===== Data =====
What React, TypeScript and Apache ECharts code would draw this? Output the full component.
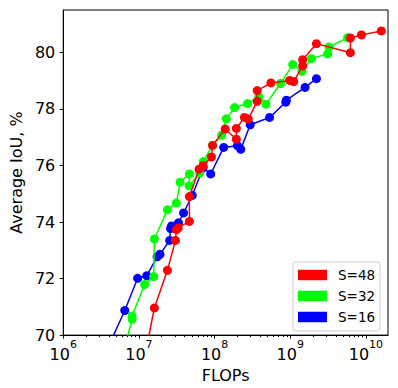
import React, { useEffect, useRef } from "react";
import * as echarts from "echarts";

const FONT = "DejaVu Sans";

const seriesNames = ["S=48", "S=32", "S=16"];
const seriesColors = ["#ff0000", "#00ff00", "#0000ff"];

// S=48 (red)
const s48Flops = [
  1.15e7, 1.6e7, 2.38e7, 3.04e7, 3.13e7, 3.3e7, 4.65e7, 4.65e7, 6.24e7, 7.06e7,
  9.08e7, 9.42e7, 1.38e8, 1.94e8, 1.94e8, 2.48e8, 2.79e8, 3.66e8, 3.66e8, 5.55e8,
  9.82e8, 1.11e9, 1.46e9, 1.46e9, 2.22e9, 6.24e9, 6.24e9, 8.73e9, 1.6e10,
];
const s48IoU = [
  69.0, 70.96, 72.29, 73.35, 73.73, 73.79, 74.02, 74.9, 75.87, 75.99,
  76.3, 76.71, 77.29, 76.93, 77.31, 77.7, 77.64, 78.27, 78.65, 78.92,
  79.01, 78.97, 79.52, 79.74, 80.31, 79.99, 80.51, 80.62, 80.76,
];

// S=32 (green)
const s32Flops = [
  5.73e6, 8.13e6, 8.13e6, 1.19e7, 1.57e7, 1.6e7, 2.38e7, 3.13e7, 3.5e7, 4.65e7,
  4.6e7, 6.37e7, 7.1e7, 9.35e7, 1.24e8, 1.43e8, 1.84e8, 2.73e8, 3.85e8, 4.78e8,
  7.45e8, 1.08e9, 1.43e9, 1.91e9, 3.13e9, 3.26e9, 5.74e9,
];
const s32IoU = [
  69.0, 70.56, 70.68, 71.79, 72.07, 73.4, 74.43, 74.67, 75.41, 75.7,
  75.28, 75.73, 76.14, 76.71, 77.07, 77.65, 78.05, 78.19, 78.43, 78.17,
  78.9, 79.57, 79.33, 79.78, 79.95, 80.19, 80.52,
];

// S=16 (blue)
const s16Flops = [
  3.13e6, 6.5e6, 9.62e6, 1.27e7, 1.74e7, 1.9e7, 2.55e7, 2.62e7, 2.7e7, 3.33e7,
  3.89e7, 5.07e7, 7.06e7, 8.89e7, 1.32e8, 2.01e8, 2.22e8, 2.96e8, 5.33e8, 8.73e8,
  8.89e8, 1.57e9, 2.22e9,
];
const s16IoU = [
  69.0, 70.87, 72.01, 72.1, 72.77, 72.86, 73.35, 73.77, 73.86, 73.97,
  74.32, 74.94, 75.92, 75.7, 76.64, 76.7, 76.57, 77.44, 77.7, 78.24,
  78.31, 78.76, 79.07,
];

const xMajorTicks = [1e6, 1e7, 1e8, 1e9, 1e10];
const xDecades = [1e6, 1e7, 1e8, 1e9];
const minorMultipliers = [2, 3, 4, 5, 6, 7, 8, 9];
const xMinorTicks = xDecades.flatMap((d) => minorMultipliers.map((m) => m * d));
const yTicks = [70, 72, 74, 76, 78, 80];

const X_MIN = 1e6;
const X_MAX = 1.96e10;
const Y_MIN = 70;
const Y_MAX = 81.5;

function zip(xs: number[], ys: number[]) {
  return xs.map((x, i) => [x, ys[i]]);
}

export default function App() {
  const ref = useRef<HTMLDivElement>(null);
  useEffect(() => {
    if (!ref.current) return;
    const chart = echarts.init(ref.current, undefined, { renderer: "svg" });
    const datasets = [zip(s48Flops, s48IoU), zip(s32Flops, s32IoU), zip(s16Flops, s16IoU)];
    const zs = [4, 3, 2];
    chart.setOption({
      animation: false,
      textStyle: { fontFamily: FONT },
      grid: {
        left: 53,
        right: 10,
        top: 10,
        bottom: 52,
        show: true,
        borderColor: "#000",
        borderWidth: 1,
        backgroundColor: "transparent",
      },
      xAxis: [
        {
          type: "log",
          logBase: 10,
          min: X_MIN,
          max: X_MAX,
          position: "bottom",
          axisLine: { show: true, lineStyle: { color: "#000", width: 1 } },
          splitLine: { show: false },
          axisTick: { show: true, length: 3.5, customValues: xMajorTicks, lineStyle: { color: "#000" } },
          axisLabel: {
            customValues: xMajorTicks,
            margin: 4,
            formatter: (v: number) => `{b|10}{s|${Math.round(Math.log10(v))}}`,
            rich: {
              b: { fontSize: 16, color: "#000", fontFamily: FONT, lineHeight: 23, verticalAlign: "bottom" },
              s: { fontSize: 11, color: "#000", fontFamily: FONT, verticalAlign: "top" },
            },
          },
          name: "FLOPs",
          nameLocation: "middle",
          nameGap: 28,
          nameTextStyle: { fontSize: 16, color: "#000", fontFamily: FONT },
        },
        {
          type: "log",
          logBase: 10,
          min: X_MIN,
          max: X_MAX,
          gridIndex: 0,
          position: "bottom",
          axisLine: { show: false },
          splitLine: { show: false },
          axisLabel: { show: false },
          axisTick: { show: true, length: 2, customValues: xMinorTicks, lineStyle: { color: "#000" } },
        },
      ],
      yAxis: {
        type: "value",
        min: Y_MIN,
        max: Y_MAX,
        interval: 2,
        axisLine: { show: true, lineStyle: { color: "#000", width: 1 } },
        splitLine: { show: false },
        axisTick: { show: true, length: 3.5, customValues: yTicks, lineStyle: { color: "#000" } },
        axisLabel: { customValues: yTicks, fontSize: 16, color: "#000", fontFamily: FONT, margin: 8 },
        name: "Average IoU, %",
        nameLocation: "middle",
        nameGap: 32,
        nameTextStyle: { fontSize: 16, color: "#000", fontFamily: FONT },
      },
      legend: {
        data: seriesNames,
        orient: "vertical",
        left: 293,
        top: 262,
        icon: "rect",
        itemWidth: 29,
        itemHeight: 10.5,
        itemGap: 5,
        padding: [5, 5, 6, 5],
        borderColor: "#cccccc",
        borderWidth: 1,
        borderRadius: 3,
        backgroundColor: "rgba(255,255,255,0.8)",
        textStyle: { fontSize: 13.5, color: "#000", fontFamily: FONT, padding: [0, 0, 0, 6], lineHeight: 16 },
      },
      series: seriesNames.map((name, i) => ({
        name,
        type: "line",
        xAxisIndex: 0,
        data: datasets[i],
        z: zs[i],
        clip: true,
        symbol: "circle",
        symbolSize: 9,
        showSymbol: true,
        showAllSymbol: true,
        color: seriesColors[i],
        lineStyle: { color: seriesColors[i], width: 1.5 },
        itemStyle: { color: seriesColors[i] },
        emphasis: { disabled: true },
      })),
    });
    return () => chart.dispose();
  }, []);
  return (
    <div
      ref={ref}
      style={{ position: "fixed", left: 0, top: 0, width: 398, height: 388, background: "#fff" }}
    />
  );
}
=====
What you will do: Your task is to repeat the data above exactly while excluding the pictures.

Solved problem:
What React, TypeScript and Apache ECharts code would draw this? Output the full component.
import React, { useEffect, useRef } from "react";
import * as echarts from "echarts";

const FONT = "DejaVu Sans";

const seriesNames = ["S=48", "S=32", "S=16"];
const seriesColors = ["#ff0000", "#00ff00", "#0000ff"];

// S=48 (red)
const s48Flops = [
  1.15e7, 1.6e7, 2.38e7, 3.04e7, 3.13e7, 3.3e7, 4.65e7, 4.65e7, 6.24e7, 7.06e7,
  9.08e7, 9.42e7, 1.38e8, 1.94e8, 1.94e8, 2.48e8, 2.79e8, 3.66e8, 3.66e8, 5.55e8,
  9.82e8, 1.11e9, 1.46e9, 1.46e9, 2.22e9, 6.24e9, 6.24e9, 8.73e9, 1.6e10,
];
const s48IoU = [
  69.0, 70.96, 72.29, 73.35, 73.73, 73.79, 74.02, 74.9, 75.87, 75.99,
  76.3, 76.71, 77.29, 76.93, 77.31, 77.7, 77.64, 78.27, 78.65, 78.92,
  79.01, 78.97, 79.52, 79.74, 80.31, 79.99, 80.51, 80.62, 80.76,
];

// S=32 (green)
const s32Flops = [
  5.73e6, 8.13e6, 8.13e6, 1.19e7, 1.57e7, 1.6e7, 2.38e7, 3.13e7, 3.5e7, 4.65e7,
  4.6e7, 6.37e7, 7.1e7, 9.35e7, 1.24e8, 1.43e8, 1.84e8, 2.73e8, 3.85e8, 4.78e8,
  7.45e8, 1.08e9, 1.43e9, 1.91e9, 3.13e9, 3.26e9, 5.74e9,
];
const s32IoU = [
  69.0, 70.56, 70.68, 71.79, 72.07, 73.4, 74.43, 74.67, 75.41, 75.7,
  75.28, 75.73, 76.14, 76.71, 77.07, 77.65, 78.05, 78.19, 78.43, 78.17,
  78.9, 79.57, 79.33, 79.78, 79.95, 80.19, 80.52,
];

// S=16 (blue)
const s16Flops = [
  3.13e6, 6.5e6, 9.62e6, 1.27e7, 1.74e7, 1.9e7, 2.55e7, 2.62e7, 2.7e7, 3.33e7,
  3.89e7, 5.07e7, 7.06e7, 8.89e7, 1.32e8, 2.01e8, 2.22e8, 2.96e8, 5.33e8, 8.73e8,
  8.89e8, 1.57e9, 2.22e9,
];
const s16IoU = [
  69.0, 70.87, 72.01, 72.1, 72.77, 72.86, 73.35, 73.77, 73.86, 73.97,
  74.32, 74.94, 75.92, 75.7, 76.64, 76.7, 76.57, 77.44, 77.7, 78.24,
  78.31, 78.76, 79.07,
];

const xMajorTicks = [1e6, 1e7, 1e8, 1e9, 1e10];
const xDecades = [1e6, 1e7, 1e8, 1e9];
const minorMultipliers = [2, 3, 4, 5, 6, 7, 8, 9];
const xMinorTicks = xDecades.flatMap((d) => minorMultipliers.map((m) => m * d));
const yTicks = [70, 72, 74, 76, 78, 80];

const X_MIN = 1e6;
const X_MAX = 1.96e10;
const Y_MIN = 70;
const Y_MAX = 81.5;

function zip(xs: number[], ys: number[]) {
  return xs.map((x, i) => [x, ys[i]]);
}

export default function App() {
  const ref = useRef<HTMLDivElement>(null);
  useEffect(() => {
    if (!ref.current) return;
    const chart = echarts.init(ref.current, undefined, { renderer: "svg" });
    const datasets = [zip(s48Flops, s48IoU), zip(s32Flops, s32IoU), zip(s16Flops, s16IoU)];
    const zs = [4, 3, 2];
    chart.setOption({
      animation: false,
      textStyle: { fontFamily: FONT },
      grid: {
        left: 53,
        right: 10,
        top: 10,
        bottom: 52,
        show: true,
        borderColor: "#000",
        borderWidth: 1,
        backgroundColor: "transparent",
      },
      xAxis: [
        {
          type: "log",
          logBase: 10,
          min: X_MIN,
          max: X_MAX,
          position: "bottom",
          axisLine: { show: true, lineStyle: { color: "#000", width: 1 } },
          splitLine: { show: false },
          axisTick: { show: true, length: 3.5, customValues: xMajorTicks, lineStyle: { color: "#000" } },
          axisLabel: {
            customValues: xMajorTicks,
            margin: 4,
            formatter: (v: number) => `{b|10}{s|${Math.round(Math.log10(v))}}`,
            rich: {
              b: { fontSize: 16, color: "#000", fontFamily: FONT, lineHeight: 23, verticalAlign: "bottom" },
              s: { fontSize: 11, color: "#000", fontFamily: FONT, verticalAlign: "top" },
            },
          },
          name: "FLOPs",
          nameLocation: "middle",
          nameGap: 28,
          nameTextStyle: { fontSize: 16, color: "#000", fontFamily: FONT },
        },
        {
          type: "log",
          logBase: 10,
          min: X_MIN,
          max: X_MAX,
          gridIndex: 0,
          position: "bottom",
          axisLine: { show: false },
          splitLine: { show: false },
          axisLabel: { show: false },
          axisTick: { show: true, length: 2, customValues: xMinorTicks, lineStyle: { color: "#000" } },
        },
      ],
      yAxis: {
        type: "value",
        min: Y_MIN,
        max: Y_MAX,
        interval: 2,
        axisLine: { show: true, lineStyle: { color: "#000", width: 1 } },
        splitLine: { show: false },
        axisTick: { show: true, length: 3.5, customValues: yTicks, lineStyle: { color: "#000" } },
        axisLabel: { customValues: yTicks, fontSize: 16, color: "#000", fontFamily: FONT, margin: 8 },
        name: "Average IoU, %",
        nameLocation: "middle",
        nameGap: 32,
        nameTextStyle: { fontSize: 16, color: "#000", fontFamily: FONT },
      },
      legend: {
        data: seriesNames,
        orient: "vertical",
        left: 293,
        top: 262,
        icon: "rect",
        itemWidth: 29,
        itemHeight: 10.5,
        itemGap: 5,
        padding: [5, 5, 6, 5],
        borderColor: "#cccccc",
        borderWidth: 1,
        borderRadius: 3,
        backgroundColor: "rgba(255,255,255,0.8)",
        textStyle: { fontSize: 13.5, color: "#000", fontFamily: FONT, padding: [0, 0, 0, 6], lineHeight: 16 },
      },
      series: seriesNames.map((name, i) => ({
        name,
        type: "line",
        xAxisIndex: 0,
        data: datasets[i],
        z: zs[i],
        clip: true,
        symbol: "circle",
        symbolSize: 9,
        showSymbol: true,
        showAllSymbol: true,
        color: seriesColors[i],
        lineStyle: { color: seriesColors[i], width: 1.5 },
        itemStyle: { color: seriesColors[i] },
        emphasis: { disabled: true },
      })),
    });
    return () => chart.dispose();
  }, []);
  return (
    <div
      ref={ref}
      style={{ position: "fixed", left: 0, top: 0, width: 398, height: 388, background: "#fff" }}
    />
  );
}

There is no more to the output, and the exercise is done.